Feeder cattle futures have shifted lower Friday morning as traders are taking into account a rally in the corn trade. This sparked triple-digit losses in most cattle futures.
Hog trade has found short-term stability after falling over $14 per cwt in just over a week. This created an oversold market structure despite the continued weak market trend. Cattle futures are under moderate-to-strong pressure at midday with traders focusing on triple-digit losses in feeder cattle. Renewed late-week gains in corn prices sparked cattle market liquidation.
Corn futures are higher in light trade with September up 3 3/4 cents. Stock markets are lower in light trade with the Dow down 186 points and the NASDAQ down 108 points.
Live cattle futures have suffered significant losses late morning with deferred contracts leading the complex lower. Losses of $3 per cwt or more in feeder cattle have quickly weakened any buyer support that trickled into the live cattle trade over the last couple of days.
Although moderate gains in corn prices at the end of the week will not significantly increase feed costs, especially following the grain market pressure during the week, traders remain extremely concerned about any wide market shifts in the complex. Some widespread market swings could be seen early next week as traders grapple with longer-term market direction.

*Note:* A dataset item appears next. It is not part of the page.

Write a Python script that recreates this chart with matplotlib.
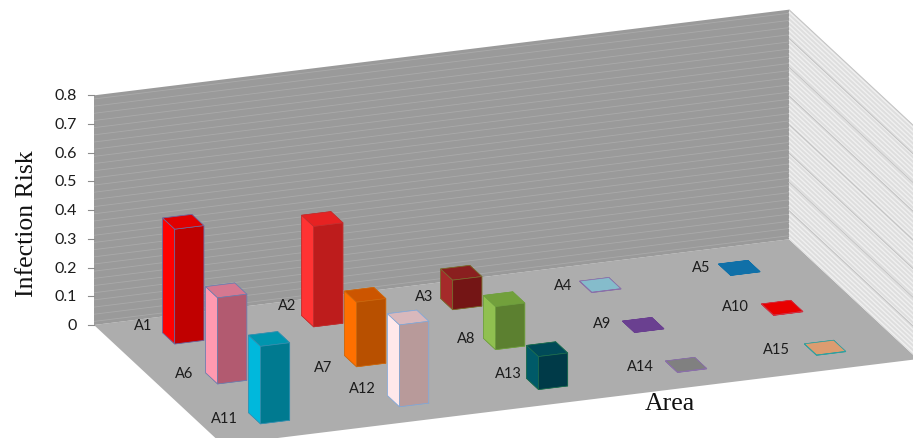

Cash sales are being reported in several areas of the North at $114.50 per cwt live basis. This is generally steady with last week’s average. Bids are seen in all other areas consistent with trade earlier in the week. This could allow light-to-moderate cash trade to develop through the end of the day.
But, at this point, prices are not likely to deviate significantly from earlier trade levels. Asking prices remain at $112 to $113 live basis in the South and $185 and higher dressed.
Boxed beef cutouts at midday are higher, up $1.58 (select) to up $0.72 per cwt (choice) with light movement of 59 total loads reported (20 loads of choice cuts, 30 loads of select cuts, no loads of trimmings, 9 loads of ground beef).
Pressure was seen in feeder cattle futures Friday morning following gains in the corn trade. The inability of buyers to move into feeder cattle futures through early August has created pressure through the entire complex. The Spot September futures contract has tumbled nearly $6 per cwt in the last three trading sessions. This is not only creating increased volatility, but has quickly changed the direction of market trend as prices hovered at summer highs early in the week, but are now testing July lows.
Lean hog futures have gyrated higher and lower in a moderate-to-wide range Friday as uncertainty surrounding support in the complex and recent losses sparked a combination of late-week short-covering and follow-through pressure. The lack of direction is expected to continue in the lean hog trade through the rest of the session, but this is not expected to break futures out of the bearish slide they have seen over the past week.
Cash prices are lower on the National Direct morning cash hog report. The weighted average price is $1.04 lower at $76.95 per cwt with the range from $68 to $84.50 on 4,976 head reported sold.
Pork values weakened following triple-digit losses in ham and belly cuts in active trade. Pork cutouts fell $0.98 per cwt at $86.81 per cwt with 238 loads traded. Lean hog index for 7/31 is $84.11, up $0.71, with a projected two-day index is $84.64, up $0.53.